Whistler’s Park v. Fla. Ins. Guar., 2011 Fla. App. LEXIS 21345 (Fla. 5th DCA May 18, 2011) reversed summary judgment for the insurer relying on State Farm Mutual Automobile Insurance Company v. Curran, 83 So. 3d 793, 803 (Fla. 5th DCA 2011), which held: “[T]o avoid liability under the insurance policy based on non-compliance with the CME clause, it was essential that [the insurer] plead and prove a material breach, which means a breach causing prejudice.”  The court stated that most policies provide that an insurer can demand multiple EUO's [Examinations Under Oath] and unlimited records. “The breadth of this power, combined with the promise of forfeiture if the insured is not compliant, has had predictable results, an example of which can be seen in the recent decision of the Third District Court of Appeal in De Leon v. Great American Assurance Co., 78 So. 3d 585, 591 (Fla. 3d DCA 2011). There, the court concluded that the insurer took advantage of its contractual right to conduct an EUO by ‘unwarranted’ and ‘intrusive’ EUO questioning that the court found to be impertinent, improper and irrelevant to the claim.”  In this case, insurer requested an EUO, but never set a time or place for it. When the insurer raised the failure to submit to an EUO as a defense, the offer to submit was renewed. The insurer never pled or asserted prejudice.  Thus, dismissal without prejudice to allow belated compliance with the EUO provision is the most prudent course of action.
http://www.5dca.org/Opinions/Opin2012/051412/5D10-2410.op.pdf

ATTORNEY’S FEES / PUBLIC RECORDS REQUEST

Hewlings v. Orange County, 2012 Fla. App. LEXIS 7986 (Fla. 5th DCA May 18, 2012) held that it is the delay in complying with a records request, not delay in responding to a records request that triggers entitlement to attorney’s fees under the statute.
http://www.5dca.org/Opinions/Opin2012/051412/5D11-2715.op.pdf

SUPERSEDEAS BOND

Wells v. Circle Redmont, 2012 Fla. App. LEXIS 7988 (Fla. 5th DCA May 18, 2012) reversed an order denying the release of personal property and permitting the accumulation of storage fees because when appellant posted a “good and sufficient” cash supersedeas bond in an amount which represented the judgment amount and statutory interest, including amounts sufficient to cover any additional storage fees, appellant became entitled to possession of the personal property and to relief from the accumulation of storage fees.

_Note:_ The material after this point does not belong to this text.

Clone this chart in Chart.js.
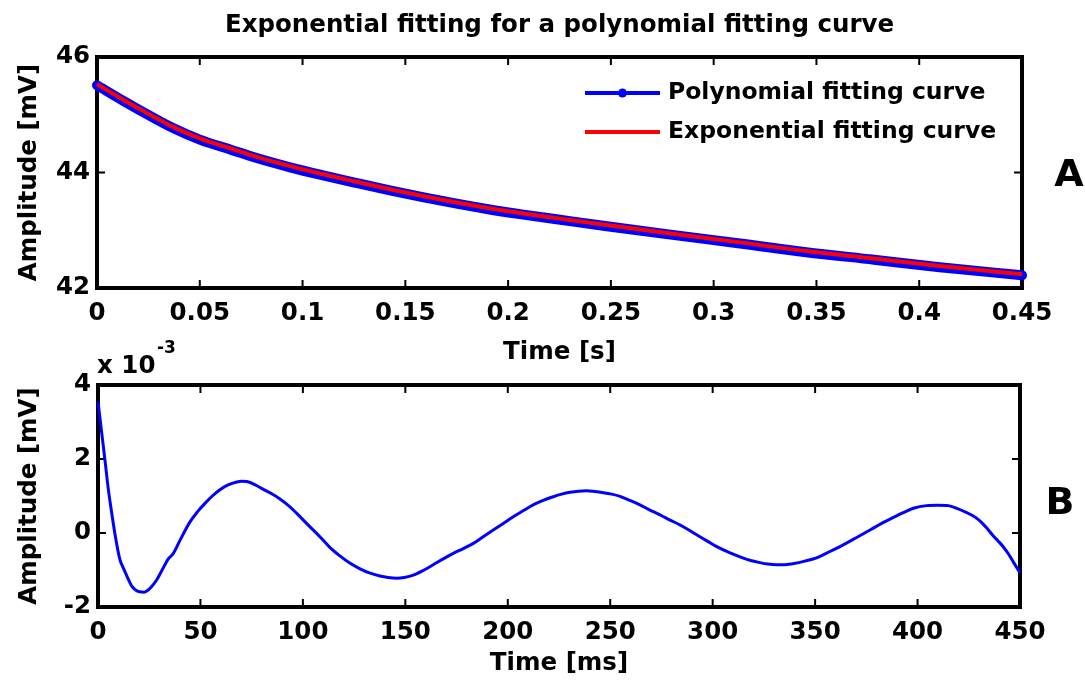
<!DOCTYPE html>
<html>
<head>
<meta charset="utf-8">
<script src="https://cdn.jsdelivr.net/npm/chart.js@4/dist/chart.umd.min.js"></script>
<style>
  html, body { margin: 0; padding: 0; background: #fff; }
  body { width: 1085px; height: 681px; position: relative; overflow: hidden; }
  canvas { position: absolute; left: 0; }
  #chartA { top: 0; }
  #chartB { top: 335px; }
</style>
</head>
<body>
<canvas id="chartA" width="1085" height="372"></canvas>
<canvas id="chartB" width="1085" height="346"></canvas>
<script>
// ---- Panel A: amplitude decay, time in s, amplitude in mV ----
const timeA = [0, 0.0128, 0.0258, 0.037, 0.05, 0.0647, 0.0777, 0.0939, 0.110, 0.126, 0.1425,
  0.159, 0.175, 0.191, 0.2074, 0.2236, 0.248, 0.280, 0.3128, 0.345, 0.378, 0.410, 0.45];
const polyFit = [45.51, 45.24, 44.98, 44.77, 44.57, 44.40, 44.25, 44.09, 43.95, 43.82, 43.69,
  43.57, 43.46, 43.36, 43.27, 43.19, 43.07, 42.92, 42.77, 42.62, 42.49, 42.36, 42.22];
const expFit = [45.53, 45.26, 45.0, 44.79, 44.59, 44.42, 44.27, 44.11, 43.97, 43.84, 43.71,
  43.59, 43.48, 43.38, 43.29, 43.21, 43.09, 42.94, 42.79, 42.64, 42.51, 42.38, 42.24];
const ticksAx = [0, 0.05, 0.1, 0.15, 0.2, 0.25, 0.3, 0.35, 0.4, 0.45];
const ticksAy = [42, 44, 46];

// ---- Panel B: difference of the two fits, time in ms, amplitude in 1e-3 mV ----
const timeB = [0, 1.5, 3.4, 5, 6.7, 8.5, 10.7, 12, 13.2, 14.8, 16.4, 18.5, 20.5, 22.5, 23.8, 26,
  28.6, 31.5, 34.3, 36.8, 40, 44.9, 48.5, 52.2, 55.8, 59.5, 63.5, 67.7, 70, 72.6, 76.5, 80.7,
  84.8, 88.8, 93, 97, 102.5, 108.3, 113, 118.1, 122.5, 127.9, 132.5, 137.6, 141.5, 145.8, 149.5,
  153.9, 158.5, 163.6, 168.5, 173.4, 178.3, 183.2, 188, 192.9, 197.8, 202.7, 207.5, 212.4, 217.3,
  222.2, 226.3, 230.4, 234.5, 238.5, 242.5, 246.6, 250.7, 254.8, 259.6, 264.5, 269.4, 274.3,
  279.2, 284, 289, 293.8, 298, 302, 308.5, 315, 319, 323, 327, 331, 335, 339, 345, 350.7, 357.2,
  363.7, 370.3, 376.8, 382.5, 388.2, 393, 398, 404.4, 409.7, 415, 419.5, 424, 427.2, 430.4,
  433.7, 437, 439.4, 441.8, 444.3, 446.7, 449.7, 450];
const residual = [3.55, 2.85, 1.97, 1.2, 0.54, -0.1, -0.72, -0.9, -1.05, -1.25, -1.43, -1.55,
  -1.59, -1.6, -1.57, -1.46, -1.27, -0.98, -0.7, -0.55, -0.2, 0.3, 0.57, 0.8, 1.0, 1.17, 1.3,
  1.38, 1.4, 1.39, 1.31, 1.18, 1.06, 0.92, 0.74, 0.53, 0.22, -0.1, -0.38, -0.62, -0.8, -0.97,
  -1.08, -1.16, -1.2, -1.22, -1.2, -1.14, -1.02, -0.86, -0.7, -0.55, -0.42, -0.28, -0.1, 0.08,
  0.26, 0.44, 0.6, 0.76, 0.88, 0.98, 1.05, 1.1, 1.13, 1.14, 1.12, 1.09, 1.05, 0.99, 0.88, 0.76,
  0.62, 0.49, 0.35, 0.22, 0.06, -0.1, -0.24, -0.37, -0.54, -0.68, -0.75, -0.8, -0.84, -0.86,
  -0.86, -0.83, -0.76, -0.67, -0.5, -0.32, -0.12, 0.08, 0.26, 0.42, 0.55, 0.67, 0.74, 0.75,
  0.74, 0.66, 0.55, 0.46, 0.33, 0.14, -0.08, -0.22, -0.37, -0.56, -0.78, -1.05, -1.08];
const ticksBx = [0, 50, 100, 150, 200, 250, 300, 350, 400, 450];
const ticksBy = [-2, 0, 2, 4];

const FONT = '"DejaVu Sans", "Liberation Sans", sans-serif';
Chart.defaults.font.family = FONT;
Chart.defaults.font.weight = 'bold';
Chart.defaults.font.size = 24.5;
Chart.defaults.font.lineHeight = 1.2;
Chart.defaults.color = '#000';
Chart.defaults.animation = false;

const pairs = (xs, ys) => xs.map((x, i) => ({ x, y: ys[i] }));

// Boxed axes with inward tick marks on all four sides
const frame = {
  id: 'frame',
  beforeDatasetsDraw(chart, args, opts) {
    const { ctx, chartArea: a, scales: { x, y } } = chart;
    ctx.save();
    ctx.strokeStyle = '#000';
    ctx.lineWidth = 2;
    ctx.beginPath();
    opts.xTicks.forEach(v => {
      const px = x.getPixelForValue(v);
      ctx.moveTo(px, a.bottom); ctx.lineTo(px, a.bottom - opts.len);
      ctx.moveTo(px, a.top); ctx.lineTo(px, a.top + opts.len);
    });
    opts.yTicks.forEach(v => {
      const py = y.getPixelForValue(v);
      ctx.moveTo(a.left, py); ctx.lineTo(a.left + opts.len, py);
      ctx.moveTo(a.right, py); ctx.lineTo(a.right - opts.len, py);
    });
    ctx.stroke();
    ctx.lineWidth = 4;
    ctx.strokeRect(a.left, a.top, a.right - a.left, a.bottom - a.top);
    ctx.restore();
  }
};

// Free text: panel letters and the axis multiplier
const notes = {
  id: 'notes',
  afterDraw(chart, args, opts) {
    const { ctx } = chart;
    ctx.save();
    ctx.fillStyle = '#000';
    (opts.items || []).forEach(it => {
      ctx.font = `bold ${it.size}px ${FONT}`;
      ctx.textAlign = it.align || 'left';
      ctx.textBaseline = it.baseline || 'alphabetic';
      ctx.fillText(it.text, it.x, it.y);
    });
    ctx.restore();
  }
};

// Legend drawn inside the plot box: line sample, optional dot, label
const lineKey = {
  id: 'lineKey',
  afterDatasetsDraw(chart, args, opts) {
    const { ctx, chartArea: a } = chart;
    const x0 = a.left + opts.dx;
    ctx.save();
    ctx.font = `bold ${opts.size}px ${FONT}`;
    ctx.textBaseline = 'middle';
    ctx.textAlign = 'left';
    chart.data.datasets.forEach((ds, i) => {
      const y = a.top + opts.dy + i * opts.gap;
      ctx.strokeStyle = ds.keyColor;
      ctx.lineWidth = 4;
      ctx.beginPath();
      ctx.moveTo(x0, y);
      ctx.lineTo(x0 + opts.len, y);
      ctx.stroke();
      if (ds.keyDot) {
        ctx.fillStyle = ds.keyColor;
        ctx.beginPath();
        ctx.arc(x0 + opts.len / 2, y, 4.5, 0, Math.PI * 2);
        ctx.fill();
      }
      ctx.fillStyle = '#000';
      ctx.fillText(ds.label, x0 + opts.len + 8, y);
    });
    ctx.restore();
  }
};

function fixedTicks(list) {
  return scale => { scale.ticks = list.map(v => ({ value: v })); };
}

new Chart(document.getElementById('chartA'), {
  type: 'line',
  data: {
    datasets: [
      {
        label: 'Polynomial fitting curve',
        data: pairs(timeA, polyFit),
        borderColor: '#0000ff',
        keyColor: '#0000ff',
        keyDot: true,
        borderWidth: 10,
        borderCapStyle: 'round',
        borderJoinStyle: 'round',
        pointRadius: 0,
        cubicInterpolationMode: 'monotone',
        clip: false,
        order: 2
      },
      {
        label: 'Exponential fitting curve',
        data: pairs(timeA, expFit),
        borderColor: '#ff0000',
        keyColor: '#ff0000',
        borderWidth: 4,
        pointRadius: 0,
        cubicInterpolationMode: 'monotone',
        clip: false,
        order: 1
      }
    ]
  },
  options: {
    responsive: false,
    layout: { padding: { left: 0, right: 63, top: 0, bottom: 0 } },
    scales: {
      x: {
        type: 'linear', min: 0, max: 0.45,
        afterBuildTicks: fixedTicks(ticksAx),
        afterFit: s => { s.height = 84; },
        grid: { display: false, drawTicks: false },
        border: { display: false },
        ticks: { padding: 11, maxRotation: 0, autoSkip: false, callback: v => String(v) },
        title: { display: true, text: 'Time [s]', padding: { top: 0, bottom: 5 } }
      },
      y: {
        type: 'linear', min: 42, max: 46,
        afterBuildTicks: fixedTicks(ticksAy),
        afterFit: s => { s.width = 97; },
        grid: { display: false, drawTicks: false },
        border: { display: false },
        ticks: { padding: 7, callback: v => String(v) },
        title: { display: true, text: 'Amplitude [mV]', padding: { top: 15, bottom: 0 } }
      }
    },
    plugins: {
      legend: { display: false },
      tooltip: { enabled: false },
      title: {
        display: true,
        fullSize: false,
        text: 'Exponential fitting for a polynomial fitting curve',
        font: { size: 24.5, weight: 'bold', lineHeight: 1.2 },
        color: '#000',
        padding: { top: 11, bottom: 16.6 }
      },
      frame: { xTicks: ticksAx, yTicks: ticksAy, len: 8 },
      lineKey: { dx: 488, dy: 36, gap: 39, len: 75, size: 23.5 },
      notes: { items: [{ text: 'A', x: 1069, y: 176, size: 38, align: 'center', baseline: 'middle' }] }
    }
  },
  plugins: [frame, lineKey, notes]
});

new Chart(document.getElementById('chartB'), {
  type: 'line',
  data: {
    datasets: [
      {
        label: 'Difference',
        data: pairs(timeB, residual),
        borderColor: '#0000ff',
        borderWidth: 3,
        pointRadius: 0,
        cubicInterpolationMode: 'monotone',
        clip: false
      }
    ]
  },
  options: {
    responsive: false,
    layout: { padding: { left: 0, right: 65, top: 50, bottom: 0 } },
    scales: {
      x: {
        type: 'linear', min: 0, max: 450,
        afterBuildTicks: fixedTicks(ticksBx),
        afterFit: s => { s.height = 74; },
        grid: { display: false, drawTicks: false },
        border: { display: false },
        ticks: { padding: 11, maxRotation: 0, autoSkip: false, callback: v => String(v) },
        title: { display: true, text: 'Time [ms]', padding: { top: 0, bottom: 3 } }
      },
      y: {
        type: 'linear', min: -2, max: 4,
        afterBuildTicks: fixedTicks(ticksBy),
        afterFit: s => { s.width = 98; },
        grid: { display: false, drawTicks: false },
        border: { display: false },
        ticks: { padding: 7, callback: v => String(v) },
        title: { display: true, text: 'Amplitude [mV]', padding: { top: 15, bottom: 0 } }
      }
    },
    plugins: {
      legend: { display: false },
      tooltip: { enabled: false },
      frame: { xTicks: ticksBx, yTicks: ticksBy, len: 8 },
      notes: {
        items: [
          { text: 'x 10', x: 97, y: 38, size: 24.5 },
          { text: '-3', x: 157, y: 18, size: 17 },
          { text: 'B', x: 1060, y: 169, size: 38, align: 'center', baseline: 'middle' }
        ]
      }
    }
  },
  plugins: [frame, notes]
});
</script>
</body>
</html>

LACHES (It actually exists!)

Trevett v. Walker, 2012 Fla. App. LEXIS 8132 (Fla. 3d DCA May 23, 2012) reviewed the elements to establish the affirmative defense of laches and applied the doctrine to a boundary dispute.

MOTIONS TO STRIKE

Gonzalez v. NAFH Nat'l Bank, 2012 Fla. App. LEXIS 8140 (Fla. 3d DCA May 23, 2012) explained that Florida Rule of Civil Procedure 1.140(f) allows the court to strike from any pleading at any time any redundant, immaterial, impertinent, or scandalous matter, but an affirmative defense may not be stricken merely because it appears to a judge that the defendant may be unable to produce evidence at trial to sustain such a defense.  Here NAFH Bank challenged only the Gonzalez’s purported lack of evidence to support their defense and then provided non-record evidence allegedly demonstrating that they could not prevail on this defense. This was not an appropriate basis for striking a defense.  But the appellate court then found the defense legally insufficient.